O Camkometer é um tubo com 83 milímetros de diâmetro, um metro de comprimento, tendo, na extremidade, uma sapata de escavação muito delgada. Ele é cravado no solo até a profundidade do ponto a ser estudado, podendo atingir 30 metros. Por ser delgado, os efeitos de escavação são minimizados, impedindo o deslocamento lateral de terra.

No corpo desse tubo existe uma membrana de borracha que, quando inflada, permite determinar o estado de tensão, a deformabilidade e a resistência e do solo. Além disso, os sensores do aparelho, que transmitem as informações por meio de cabos até a superfície, medem a pressão de água devida ao carregamento e a sua dissipação no decorrer do tempo, com o que a permeabilidade do solo pode ser estimada. Esta informação é importante para a previsão das medidas de drenagem a serem adotadas durante a construção dos túneis.

O solo em livros
Essa pesquisa, que resultou em uma tese de doutorado e quatro de mestrado, começou com um trabalho bibliográfico de grande importância para os profissionais da área. Foram reunidos, em dois livros, os dados disponíveis sobre o comportamento do solo na região da Grande São Paulo e no interior do Estado. “Foram coletadas informações no IPT-Instituto de Pesquisas Tecnológicas, na Escola Politécnica, no Laboratório da CESP e em várias empresas, bem como os dados disponíveis da Cia. do Metrô de São Paulo”, informa o professor Carlos. “Levantamos os parâmetros representativos da permeabilidade, da deformabilidade e da resistência de todos os tipos de solo encontrados em São Paulo e os correlacionamos com dados de classificação. Com isto, o engenheiro pode estimar parâmetros para projetos, mesmo quando não dispõe da possibilidade de fazer investigações mais aprofundadas em cada caso.

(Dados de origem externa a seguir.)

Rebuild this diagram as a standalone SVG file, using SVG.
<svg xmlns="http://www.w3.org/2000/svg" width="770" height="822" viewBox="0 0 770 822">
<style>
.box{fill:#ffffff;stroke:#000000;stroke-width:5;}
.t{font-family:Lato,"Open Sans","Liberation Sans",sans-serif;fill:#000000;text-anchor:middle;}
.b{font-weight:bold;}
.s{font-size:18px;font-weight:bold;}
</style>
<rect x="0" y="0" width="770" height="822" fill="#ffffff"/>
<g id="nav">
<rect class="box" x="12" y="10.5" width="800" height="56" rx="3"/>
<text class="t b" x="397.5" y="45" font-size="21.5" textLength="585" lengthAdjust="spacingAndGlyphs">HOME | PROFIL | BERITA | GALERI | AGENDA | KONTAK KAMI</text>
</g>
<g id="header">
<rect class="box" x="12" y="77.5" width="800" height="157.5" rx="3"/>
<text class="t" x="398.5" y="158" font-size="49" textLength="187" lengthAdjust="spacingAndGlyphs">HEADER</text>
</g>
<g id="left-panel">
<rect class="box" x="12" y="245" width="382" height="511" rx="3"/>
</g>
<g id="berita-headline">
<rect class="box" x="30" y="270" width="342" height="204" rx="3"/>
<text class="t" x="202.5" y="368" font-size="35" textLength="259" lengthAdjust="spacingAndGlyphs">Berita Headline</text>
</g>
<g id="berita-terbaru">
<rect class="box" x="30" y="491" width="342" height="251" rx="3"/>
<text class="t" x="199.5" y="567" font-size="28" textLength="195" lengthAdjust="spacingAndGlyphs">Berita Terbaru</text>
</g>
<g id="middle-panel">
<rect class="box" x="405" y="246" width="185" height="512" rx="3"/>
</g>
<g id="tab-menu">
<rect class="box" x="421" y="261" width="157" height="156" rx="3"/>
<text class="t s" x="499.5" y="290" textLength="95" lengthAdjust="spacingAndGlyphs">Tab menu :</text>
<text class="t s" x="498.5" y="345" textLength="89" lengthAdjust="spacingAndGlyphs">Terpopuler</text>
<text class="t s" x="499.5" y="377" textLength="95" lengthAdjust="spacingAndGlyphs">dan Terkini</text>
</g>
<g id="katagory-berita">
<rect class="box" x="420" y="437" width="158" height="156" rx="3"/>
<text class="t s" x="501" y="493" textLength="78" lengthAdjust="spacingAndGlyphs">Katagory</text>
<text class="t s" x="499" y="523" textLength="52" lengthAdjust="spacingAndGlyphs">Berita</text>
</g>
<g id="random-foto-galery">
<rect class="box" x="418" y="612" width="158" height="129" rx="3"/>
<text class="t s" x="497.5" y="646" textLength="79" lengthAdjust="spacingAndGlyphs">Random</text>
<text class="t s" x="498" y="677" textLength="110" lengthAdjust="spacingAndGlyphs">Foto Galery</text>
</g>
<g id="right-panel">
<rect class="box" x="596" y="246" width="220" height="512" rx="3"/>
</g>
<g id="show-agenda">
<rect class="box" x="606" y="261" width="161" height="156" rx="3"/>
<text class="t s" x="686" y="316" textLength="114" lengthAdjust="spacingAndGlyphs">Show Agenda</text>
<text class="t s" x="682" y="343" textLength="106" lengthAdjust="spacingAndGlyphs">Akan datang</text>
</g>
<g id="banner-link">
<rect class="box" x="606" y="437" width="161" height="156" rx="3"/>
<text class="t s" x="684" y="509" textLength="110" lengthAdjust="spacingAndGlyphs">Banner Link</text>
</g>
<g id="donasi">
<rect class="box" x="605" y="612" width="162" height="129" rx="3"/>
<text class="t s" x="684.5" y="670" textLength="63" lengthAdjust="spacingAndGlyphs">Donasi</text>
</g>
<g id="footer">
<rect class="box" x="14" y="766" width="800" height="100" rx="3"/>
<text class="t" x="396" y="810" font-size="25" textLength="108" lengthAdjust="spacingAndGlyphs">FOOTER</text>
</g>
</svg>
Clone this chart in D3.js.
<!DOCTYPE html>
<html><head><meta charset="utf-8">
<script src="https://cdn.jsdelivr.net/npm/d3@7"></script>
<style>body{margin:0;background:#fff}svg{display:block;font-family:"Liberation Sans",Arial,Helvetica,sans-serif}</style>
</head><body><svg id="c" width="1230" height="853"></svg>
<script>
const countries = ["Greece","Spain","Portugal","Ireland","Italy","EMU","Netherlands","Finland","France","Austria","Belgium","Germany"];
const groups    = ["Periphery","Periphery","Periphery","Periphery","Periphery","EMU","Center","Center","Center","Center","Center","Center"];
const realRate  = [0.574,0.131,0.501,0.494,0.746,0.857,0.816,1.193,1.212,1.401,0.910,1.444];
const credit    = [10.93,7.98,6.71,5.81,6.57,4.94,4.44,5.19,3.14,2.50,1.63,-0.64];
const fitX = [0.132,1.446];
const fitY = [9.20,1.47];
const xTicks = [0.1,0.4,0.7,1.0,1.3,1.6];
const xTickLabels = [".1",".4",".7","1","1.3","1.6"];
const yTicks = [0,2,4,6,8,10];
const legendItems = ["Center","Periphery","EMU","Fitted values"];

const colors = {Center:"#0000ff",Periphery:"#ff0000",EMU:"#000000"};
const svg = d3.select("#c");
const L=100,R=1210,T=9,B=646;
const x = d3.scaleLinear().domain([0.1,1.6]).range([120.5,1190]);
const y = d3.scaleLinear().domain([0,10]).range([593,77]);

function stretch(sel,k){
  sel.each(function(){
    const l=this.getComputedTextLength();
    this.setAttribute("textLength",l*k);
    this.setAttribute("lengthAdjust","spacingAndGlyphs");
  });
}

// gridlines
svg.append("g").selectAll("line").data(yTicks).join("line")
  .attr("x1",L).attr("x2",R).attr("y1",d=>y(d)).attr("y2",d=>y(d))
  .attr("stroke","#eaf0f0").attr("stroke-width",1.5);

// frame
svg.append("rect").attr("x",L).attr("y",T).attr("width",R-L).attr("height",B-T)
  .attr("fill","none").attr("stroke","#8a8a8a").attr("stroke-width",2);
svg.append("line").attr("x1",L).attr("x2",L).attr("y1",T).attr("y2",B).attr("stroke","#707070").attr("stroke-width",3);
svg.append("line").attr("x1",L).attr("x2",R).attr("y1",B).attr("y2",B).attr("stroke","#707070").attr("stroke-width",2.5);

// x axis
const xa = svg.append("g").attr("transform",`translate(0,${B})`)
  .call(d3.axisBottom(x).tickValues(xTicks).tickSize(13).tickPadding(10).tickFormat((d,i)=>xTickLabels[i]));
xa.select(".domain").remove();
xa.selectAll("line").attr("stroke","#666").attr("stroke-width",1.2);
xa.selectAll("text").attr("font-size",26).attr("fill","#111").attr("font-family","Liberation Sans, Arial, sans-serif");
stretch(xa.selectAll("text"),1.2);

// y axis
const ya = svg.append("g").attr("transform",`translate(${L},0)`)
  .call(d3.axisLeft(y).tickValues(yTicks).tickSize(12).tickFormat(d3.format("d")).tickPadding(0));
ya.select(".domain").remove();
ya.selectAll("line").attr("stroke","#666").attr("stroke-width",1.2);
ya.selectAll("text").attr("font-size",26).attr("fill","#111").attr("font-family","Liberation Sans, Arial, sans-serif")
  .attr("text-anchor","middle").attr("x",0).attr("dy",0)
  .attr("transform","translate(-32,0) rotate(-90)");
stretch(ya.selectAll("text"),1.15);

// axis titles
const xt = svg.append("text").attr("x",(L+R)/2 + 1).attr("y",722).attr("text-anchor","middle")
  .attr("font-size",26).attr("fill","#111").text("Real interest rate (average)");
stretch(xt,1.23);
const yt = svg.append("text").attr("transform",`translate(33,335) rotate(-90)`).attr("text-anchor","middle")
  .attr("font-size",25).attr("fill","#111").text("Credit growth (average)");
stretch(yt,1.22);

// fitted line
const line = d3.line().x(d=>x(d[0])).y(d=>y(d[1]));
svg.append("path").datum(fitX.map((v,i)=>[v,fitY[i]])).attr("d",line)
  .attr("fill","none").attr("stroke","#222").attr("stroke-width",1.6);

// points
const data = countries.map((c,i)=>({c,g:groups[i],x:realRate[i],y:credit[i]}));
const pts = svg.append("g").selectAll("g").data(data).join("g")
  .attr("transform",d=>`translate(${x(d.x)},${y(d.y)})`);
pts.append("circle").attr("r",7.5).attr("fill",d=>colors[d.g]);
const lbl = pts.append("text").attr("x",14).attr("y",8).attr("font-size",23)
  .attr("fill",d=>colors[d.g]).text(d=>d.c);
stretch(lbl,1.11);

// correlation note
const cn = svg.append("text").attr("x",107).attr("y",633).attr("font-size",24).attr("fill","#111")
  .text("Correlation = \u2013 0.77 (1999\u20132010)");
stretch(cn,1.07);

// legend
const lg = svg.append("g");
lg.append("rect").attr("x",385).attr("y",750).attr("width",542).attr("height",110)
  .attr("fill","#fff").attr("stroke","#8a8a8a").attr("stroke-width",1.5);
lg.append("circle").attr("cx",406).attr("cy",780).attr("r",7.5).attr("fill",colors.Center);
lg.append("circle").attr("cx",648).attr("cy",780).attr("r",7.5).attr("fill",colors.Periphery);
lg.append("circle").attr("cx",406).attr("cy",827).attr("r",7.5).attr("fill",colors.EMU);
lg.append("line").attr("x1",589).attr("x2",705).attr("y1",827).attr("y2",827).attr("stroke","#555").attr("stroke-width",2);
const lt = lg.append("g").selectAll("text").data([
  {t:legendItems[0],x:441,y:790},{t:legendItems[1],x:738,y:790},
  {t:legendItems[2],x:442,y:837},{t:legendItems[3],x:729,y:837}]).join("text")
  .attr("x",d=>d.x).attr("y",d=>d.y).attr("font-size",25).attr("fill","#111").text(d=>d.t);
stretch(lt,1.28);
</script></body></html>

Tais correlações têm sido muito úteis e são empregadas não só para o projeto dos túneis do metrô, como para projetos de fundações ou escoramentos feitos por empresas de consultoria”.

Os dois livros resultantes da pesquisa foram editados pela Associação Brasileira de Mecânica do Solo e pela Associação Brasileira de Engenharia de Fundações e Serviços Geotécnicos e já estão à disposição dos engenheiros civis.